What are the lines from the one with "Reproduce this chart with matplotlib." through the one with "ax.set_axisbelow(True)", inclusive? Output them exactly, and leave out the pictures.

======== Input records

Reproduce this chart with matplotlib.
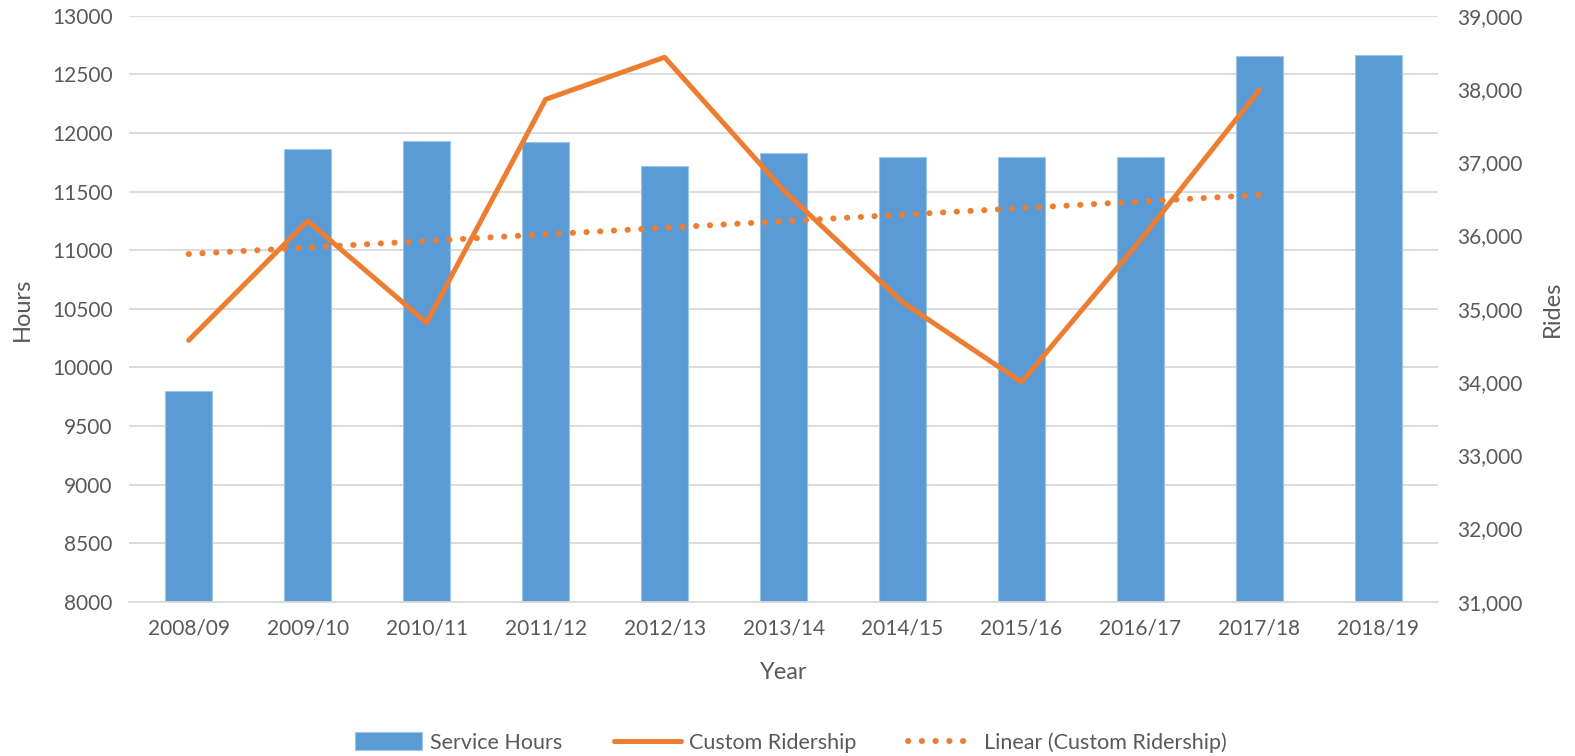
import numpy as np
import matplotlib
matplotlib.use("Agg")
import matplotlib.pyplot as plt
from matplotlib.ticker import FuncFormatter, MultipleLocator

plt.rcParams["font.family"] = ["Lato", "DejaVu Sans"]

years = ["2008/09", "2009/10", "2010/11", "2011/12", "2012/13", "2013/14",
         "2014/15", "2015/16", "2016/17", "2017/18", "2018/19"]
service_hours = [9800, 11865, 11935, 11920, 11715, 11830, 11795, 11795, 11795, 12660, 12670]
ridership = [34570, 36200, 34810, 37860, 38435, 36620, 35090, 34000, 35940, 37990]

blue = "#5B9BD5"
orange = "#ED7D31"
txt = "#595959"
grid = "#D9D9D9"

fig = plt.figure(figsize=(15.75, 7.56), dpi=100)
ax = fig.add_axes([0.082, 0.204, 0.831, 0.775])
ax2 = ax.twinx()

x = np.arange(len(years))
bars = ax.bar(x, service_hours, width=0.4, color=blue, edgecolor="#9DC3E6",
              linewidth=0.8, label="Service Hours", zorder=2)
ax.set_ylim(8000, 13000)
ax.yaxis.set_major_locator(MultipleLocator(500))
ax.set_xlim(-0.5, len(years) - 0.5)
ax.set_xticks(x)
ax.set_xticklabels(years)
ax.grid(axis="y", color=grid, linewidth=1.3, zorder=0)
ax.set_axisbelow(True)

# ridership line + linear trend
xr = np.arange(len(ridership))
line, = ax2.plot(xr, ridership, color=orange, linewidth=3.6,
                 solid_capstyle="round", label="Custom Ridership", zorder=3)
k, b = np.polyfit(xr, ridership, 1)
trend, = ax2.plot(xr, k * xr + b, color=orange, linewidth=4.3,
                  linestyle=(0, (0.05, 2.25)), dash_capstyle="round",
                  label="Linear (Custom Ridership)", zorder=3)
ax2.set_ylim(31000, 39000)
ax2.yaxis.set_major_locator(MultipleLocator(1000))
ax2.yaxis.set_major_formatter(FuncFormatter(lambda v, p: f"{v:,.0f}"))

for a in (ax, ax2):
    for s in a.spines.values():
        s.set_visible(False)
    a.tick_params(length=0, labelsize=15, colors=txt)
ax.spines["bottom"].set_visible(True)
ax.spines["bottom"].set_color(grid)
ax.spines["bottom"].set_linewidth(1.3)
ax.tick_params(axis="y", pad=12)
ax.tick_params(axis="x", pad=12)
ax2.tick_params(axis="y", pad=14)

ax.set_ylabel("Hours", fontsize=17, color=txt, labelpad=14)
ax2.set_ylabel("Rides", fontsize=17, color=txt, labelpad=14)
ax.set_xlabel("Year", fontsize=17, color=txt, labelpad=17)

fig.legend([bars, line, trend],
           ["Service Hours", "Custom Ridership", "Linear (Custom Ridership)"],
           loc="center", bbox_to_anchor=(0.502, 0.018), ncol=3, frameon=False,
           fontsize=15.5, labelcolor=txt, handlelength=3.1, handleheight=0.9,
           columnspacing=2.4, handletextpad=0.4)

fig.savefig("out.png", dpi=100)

================
======== Input records

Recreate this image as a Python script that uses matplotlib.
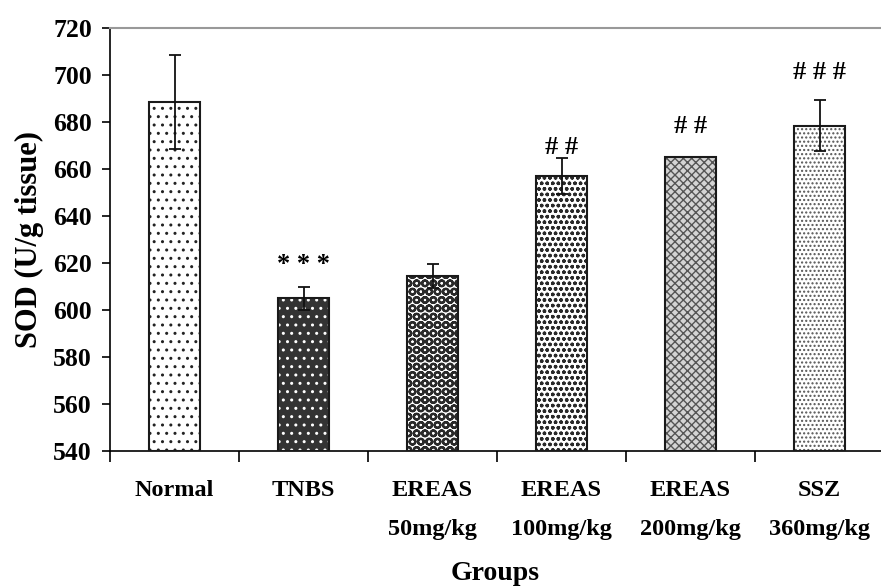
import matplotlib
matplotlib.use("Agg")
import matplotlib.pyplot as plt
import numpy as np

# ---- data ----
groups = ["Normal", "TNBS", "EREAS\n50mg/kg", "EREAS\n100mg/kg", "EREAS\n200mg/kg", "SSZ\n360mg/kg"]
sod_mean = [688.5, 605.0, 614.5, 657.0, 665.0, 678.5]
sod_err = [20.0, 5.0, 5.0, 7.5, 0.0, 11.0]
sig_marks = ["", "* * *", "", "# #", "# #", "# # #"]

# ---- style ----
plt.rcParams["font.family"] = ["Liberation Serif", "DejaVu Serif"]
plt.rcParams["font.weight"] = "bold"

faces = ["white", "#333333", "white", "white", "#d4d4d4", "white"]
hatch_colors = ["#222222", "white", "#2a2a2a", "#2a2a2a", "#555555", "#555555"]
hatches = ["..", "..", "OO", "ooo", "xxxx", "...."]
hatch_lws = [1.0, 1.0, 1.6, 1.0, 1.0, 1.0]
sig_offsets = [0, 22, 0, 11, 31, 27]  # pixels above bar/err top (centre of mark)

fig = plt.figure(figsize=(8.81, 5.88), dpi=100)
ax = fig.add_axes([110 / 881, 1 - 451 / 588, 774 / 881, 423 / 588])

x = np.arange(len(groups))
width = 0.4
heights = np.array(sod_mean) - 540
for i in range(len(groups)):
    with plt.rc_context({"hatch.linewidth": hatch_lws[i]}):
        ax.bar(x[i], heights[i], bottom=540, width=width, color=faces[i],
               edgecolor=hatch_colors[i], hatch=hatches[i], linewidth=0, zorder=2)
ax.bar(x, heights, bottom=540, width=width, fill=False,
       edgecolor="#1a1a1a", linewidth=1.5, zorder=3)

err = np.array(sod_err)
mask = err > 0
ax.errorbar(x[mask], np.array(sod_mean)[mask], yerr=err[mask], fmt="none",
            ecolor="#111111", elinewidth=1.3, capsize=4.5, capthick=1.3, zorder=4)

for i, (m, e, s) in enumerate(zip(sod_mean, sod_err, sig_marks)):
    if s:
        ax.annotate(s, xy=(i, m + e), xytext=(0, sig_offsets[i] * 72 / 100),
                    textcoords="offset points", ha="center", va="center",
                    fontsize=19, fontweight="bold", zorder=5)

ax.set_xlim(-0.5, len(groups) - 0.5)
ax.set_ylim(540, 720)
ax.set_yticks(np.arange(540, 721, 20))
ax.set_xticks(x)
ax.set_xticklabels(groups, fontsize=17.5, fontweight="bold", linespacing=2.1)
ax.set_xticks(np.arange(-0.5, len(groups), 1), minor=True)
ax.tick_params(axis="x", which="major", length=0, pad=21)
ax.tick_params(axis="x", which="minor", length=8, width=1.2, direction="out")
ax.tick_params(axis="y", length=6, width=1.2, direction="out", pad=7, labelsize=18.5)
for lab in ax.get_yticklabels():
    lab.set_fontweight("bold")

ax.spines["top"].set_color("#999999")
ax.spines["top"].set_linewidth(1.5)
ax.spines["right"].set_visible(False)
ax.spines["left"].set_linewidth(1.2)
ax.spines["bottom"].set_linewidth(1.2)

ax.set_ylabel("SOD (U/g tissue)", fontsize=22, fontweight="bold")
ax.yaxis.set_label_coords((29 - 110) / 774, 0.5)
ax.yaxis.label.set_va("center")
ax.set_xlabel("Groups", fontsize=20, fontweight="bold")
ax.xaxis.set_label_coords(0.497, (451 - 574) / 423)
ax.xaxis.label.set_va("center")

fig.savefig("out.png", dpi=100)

================

Finished exercise →
Reproduce this chart with matplotlib.
import numpy as np
import matplotlib
matplotlib.use("Agg")
import matplotlib.pyplot as plt
from matplotlib.ticker import FuncFormatter, MultipleLocator

plt.rcParams["font.family"] = ["Lato", "DejaVu Sans"]

years = ["2008/09", "2009/10", "2010/11", "2011/12", "2012/13", "2013/14",
         "2014/15", "2015/16", "2016/17", "2017/18", "2018/19"]
service_hours = [9800, 11865, 11935, 11920, 11715, 11830, 11795, 11795, 11795, 12660, 12670]
ridership = [34570, 36200, 34810, 37860, 38435, 36620, 35090, 34000, 35940, 37990]

blue = "#5B9BD5"
orange = "#ED7D31"
txt = "#595959"
grid = "#D9D9D9"

fig = plt.figure(figsize=(15.75, 7.56), dpi=100)
ax = fig.add_axes([0.082, 0.204, 0.831, 0.775])
ax2 = ax.twinx()

x = np.arange(len(years))
bars = ax.bar(x, service_hours, width=0.4, color=blue, edgecolor="#9DC3E6",
              linewidth=0.8, label="Service Hours", zorder=2)
ax.set_ylim(8000, 13000)
ax.yaxis.set_major_locator(MultipleLocator(500))
ax.set_xlim(-0.5, len(years) - 0.5)
ax.set_xticks(x)
ax.set_xticklabels(years)
ax.grid(axis="y", color=grid, linewidth=1.3, zorder=0)
ax.set_axisbelow(True)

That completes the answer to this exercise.